Also known as garden sorrel, spinach dock or narrow-leaved dock. Not to be confused with arum, a toxic plant that resembles it.
Sorrel grows in Europe, Central Asia and North Africa; it has also been naturalized in North America and Oceania. It is very common in grasslands and is even considered a weed. It thrives in soils with a slightly acidic pH or equilibrium, and in the garden it favours the presence of butterflies. It is used in many cuisines around the world: in France, the salmon escalope in sorrel sauce, invented by the Troisgros brothers, is an emblematic dish of Nouvelle Cuisine. The term sorrel derives from the Latin acidula, acidulated (by crossing with the Greek name for sorrel, oxalis), and refers to the characteristic flavour of the plant.
Sorrel is rich in iron, vitamin C (which improves iron assimilation), vitamin E and magnesium, as well as other minerals. It is recommended for people suffering from iron deficiency (often the case of women during menstruation) and possibly anemia. It is also rich in antioxidants, which help prevent certain cardiovascular and age-related diseases. Cooked with fish, it dissolves small bones and makes the calcium they contain available. It also has a low carbohydrate content, which makes it recommended for diabetics.
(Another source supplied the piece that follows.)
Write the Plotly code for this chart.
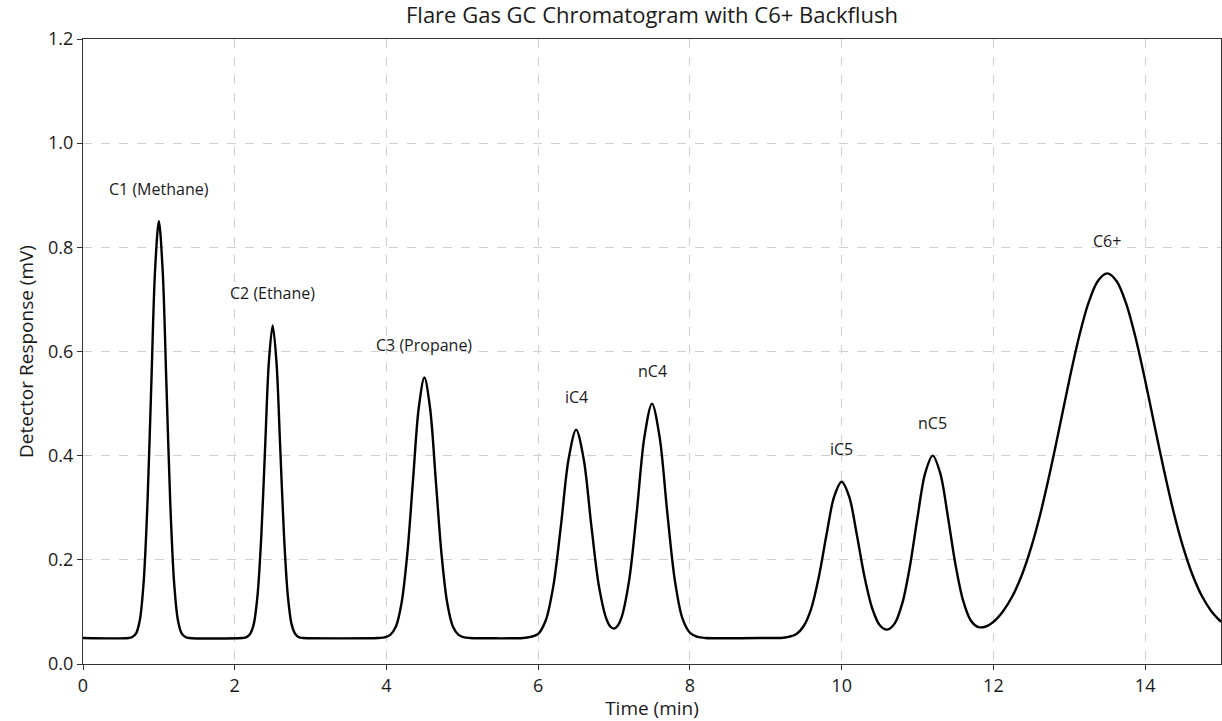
import plotly.graph_objects as go

# Detector trace (time in min, response in mV)
time_min = [
    0.0, 0.6, 0.65, 0.7, 0.75, 0.8, 0.85, 0.9, 0.95, 1.0, 1.05, 1.1, 1.15, 1.2, 1.25, 1.3, 1.35, 1.4,
    2.1, 2.15, 2.2, 2.25, 2.3, 2.35, 2.4, 2.45, 2.5, 2.55, 2.6, 2.65, 2.7, 2.75, 2.8, 2.85, 2.9,
    3.9, 3.975, 4.05, 4.125, 4.2, 4.275, 4.35, 4.425, 4.5, 4.575, 4.65, 4.725, 4.8, 4.875, 4.95, 5.025, 5.1,
    5.8, 5.9, 6.0, 6.1, 6.2, 6.3, 6.4, 6.5, 6.6, 6.7, 6.8, 6.9, 6.95, 7.0, 7.05, 7.1, 7.2, 7.3, 7.4,
    7.5, 7.6, 7.7, 7.8, 7.9, 8.0, 8.1, 8.2,
    9.1, 9.2, 9.3, 9.4, 9.5, 9.6, 9.7, 9.8, 9.9, 10.0, 10.1, 10.2, 10.3, 10.4, 10.5, 10.6, 10.7, 10.8,
    10.9, 11.0, 11.1, 11.2, 11.3, 11.4, 11.5, 11.6, 11.7, 11.8, 11.9, 12.0,
    12.125, 12.25, 12.375, 12.5, 12.625, 12.75, 12.875, 13.0, 13.125, 13.25, 13.375, 13.5,
    13.625, 13.75, 13.875, 14.0, 14.125, 14.25, 14.375, 14.5, 14.625, 14.75, 14.875, 15.0,
]
response_mv = [
    0.050, 0.050, 0.052, 0.059, 0.085, 0.158, 0.310, 0.535, 0.756, 0.850, 0.756, 0.535, 0.310, 0.158, 0.085, 0.059, 0.052, 0.050,
    0.050, 0.051, 0.057, 0.076, 0.131, 0.245, 0.414, 0.580, 0.650, 0.580, 0.414, 0.245, 0.131, 0.076, 0.057, 0.051, 0.050,
    0.050, 0.051, 0.056, 0.072, 0.118, 0.212, 0.353, 0.491, 0.550, 0.491, 0.353, 0.212, 0.118, 0.072, 0.056, 0.051, 0.050,
    0.050, 0.052, 0.058, 0.084, 0.150, 0.266, 0.393, 0.450, 0.393, 0.266, 0.150, 0.086, 0.072, 0.068, 0.074, 0.090, 0.162, 0.293, 0.436,
    0.500, 0.436, 0.293, 0.162, 0.088, 0.060, 0.052, 0.050,
    0.050, 0.050, 0.052, 0.057, 0.073, 0.107, 0.168, 0.248, 0.321, 0.350, 0.321, 0.248, 0.168, 0.108, 0.075, 0.066, 0.078, 0.117,
    0.188, 0.282, 0.366, 0.400, 0.366, 0.283, 0.191, 0.122, 0.084, 0.071, 0.072, 0.081,
    0.101, 0.130, 0.171, 0.225, 0.292, 0.371, 0.457, 0.545, 0.626, 0.692, 0.735, 0.750,
    0.735, 0.692, 0.626, 0.545, 0.457, 0.371, 0.292, 0.225, 0.171, 0.130, 0.101, 0.081,
]

# Peak labels
peak_names = ["C1 (Methane)", "C2 (Ethane)", "C3 (Propane)", "iC4", "nC4", "iC5", "nC5", "C6+"]
peak_times = [1.0, 2.5, 4.5, 6.5, 7.5, 10.0, 11.2, 13.5]
peak_heights = [0.85, 0.65, 0.55, 0.45, 0.50, 0.35, 0.40, 0.75]
label_offset = 0.062

x_ticks = [0, 2, 4, 6, 8, 10, 12, 14]
y_ticks = [0.0, 0.2, 0.4, 0.6, 0.8, 1.0, 1.2]

FONT = "Open Sans"
TXT = "#1a1a1a"

fig = go.Figure()
fig.add_trace(go.Scatter(
    x=time_min, y=response_mv, mode="lines",
    line=dict(color="black", width=2.4, shape="spline", smoothing=0.9),
    showlegend=False, hoverinfo="x+y",
))

for name, t, h in zip(peak_names, peak_times, peak_heights):
    fig.add_annotation(
        x=t, y=h + label_offset, text=name, showarrow=False,
        xanchor="center", yanchor="middle",
        font=dict(family=FONT, size=16, color=TXT),
    )

axis_common = dict(
    showline=True, linecolor="#333333", linewidth=1.3, mirror=True,
    ticks="outside", ticklen=5, tickwidth=1.1, tickcolor="#333333",
    showgrid=True, gridcolor="#d0d0d0", griddash="dash", gridwidth=1,
    zeroline=False, automargin=False,
    tickfont=dict(family=FONT, size=18, color=TXT),
)

fig.update_layout(
    width=1222, height=721,
    margin=dict(l=83, r=1, t=39, b=57),
    paper_bgcolor="white", plot_bgcolor="white",
    title=dict(
        text="Flare Gas GC Chromatogram with C6+ Backflush",
        x=(83 + 1221) / 2 / 1222, xanchor="center",
        y=1 - 15 / 721, yanchor="middle",
        font=dict(family=FONT, size=22, color=TXT),
    ),
    xaxis=dict(
        axis_common, range=[0, 15], tickvals=x_ticks,
        ticktext=[str(v) for v in x_ticks],
        title=dict(text="Time (min)", font=dict(family=FONT, size=19, color=TXT), standoff=4),
    ),
    yaxis=dict(
        axis_common, range=[0, 1.2], tickvals=y_ticks,
        ticktext=[f"{v:.1f}" for v in y_ticks],
        title=dict(text="Detector Response (mV)", font=dict(family=FONT, size=19, color=TXT), standoff=9),
    ),
)

fig.write_html(
    "out.html",
    config={"displayModeBar": False},
    post_script="document.body.style.margin='0';",
)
Prefer young, green and firm, freshly picked leaves. Preferably eat raw to preserve the vitamins, for example in salads. Remove the central vein, which is filamentous.
Contraindicated (in large quantities) for people suffering from liver and kidney disorders, gout, rheumatism and arthritis, because of its high oxalic acid content. In case of persistent symptoms or if you have any doubts, consult a doctor.